Conversion Rate Ranking
Your conversion rate ranking looks at how your ads are expected to convert compared to how other competing ads have been converting. This metric is especially important if your business is e-commerce as it can evaluate if you could be seeing a higher conversion rate than what your ads are currently working at. In order to increase your conversion rate ranking, ensure that your ads have a clear CTA that matches the end result for the user. Additionally, ensuring your targeting is refined and that you have built up the correct user persona will improve your conversion rate ranking.
It’s worth noting that depending what industry your products are competing in, you may see naturally lower conversion rates and therefore if your ads are performing at a healthy ROI you may not need to worry too much if your conversion rate ranking isn’t above average. The conversion rate ranking isn’t available for the following optimisation goals: ad recall lift, impressions, reach, custom conversions or value.
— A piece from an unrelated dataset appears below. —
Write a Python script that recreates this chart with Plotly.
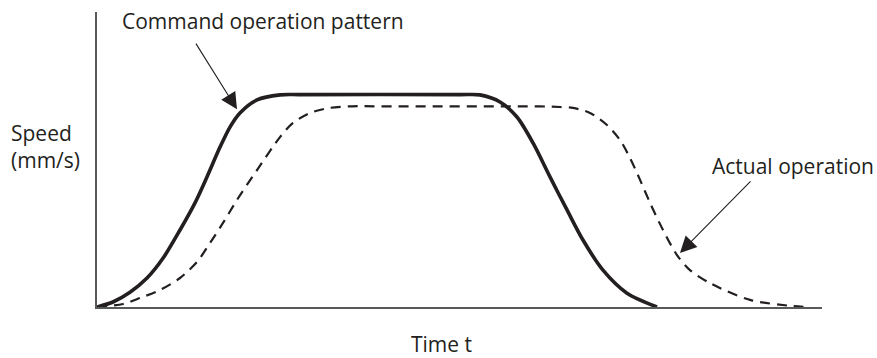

If you’re constantly clicking through campaign, ad set and ad level like we are you’ll be happy to know you can now view all of these under one tab. At campaign level there is now a drop down button you can click which will bring up all of your ad sets and ads, showing you which are currently active and how they are performing, a handy tool for a general overview of your campaigns.
Cost Cap Bidding Strategy
Looking to reduce your cost per conversion? Cost cap bidding strategy may be ideal for you. Taking effect in the learning phase, cost caps work on your historical data and test variations of cost to find what can be considered your optimum cost per conversion is. This can be helpful as you’ll never have to spend more than the optimum amount for your conversions unless you widen your targeting. However, to increase cost capping’s effectiveness it is suggested to test your actual ad spend in the learning phase for the best results
If you’ve just created an ad account and wish to use cost caping, we would suggest running your campaigns on the lowest bid strategy to build up cost effective data, and then switch to cost cap bidding once you have some good data for Facebook’s algorithms to work from. When Facebook feels it has ‘exhausted’ your cost control the rate of delivery will slow down. From this, there may be more conversions available but at a higher cost.
Now get out there and start reaping the rewards from your newfound paid social expertise!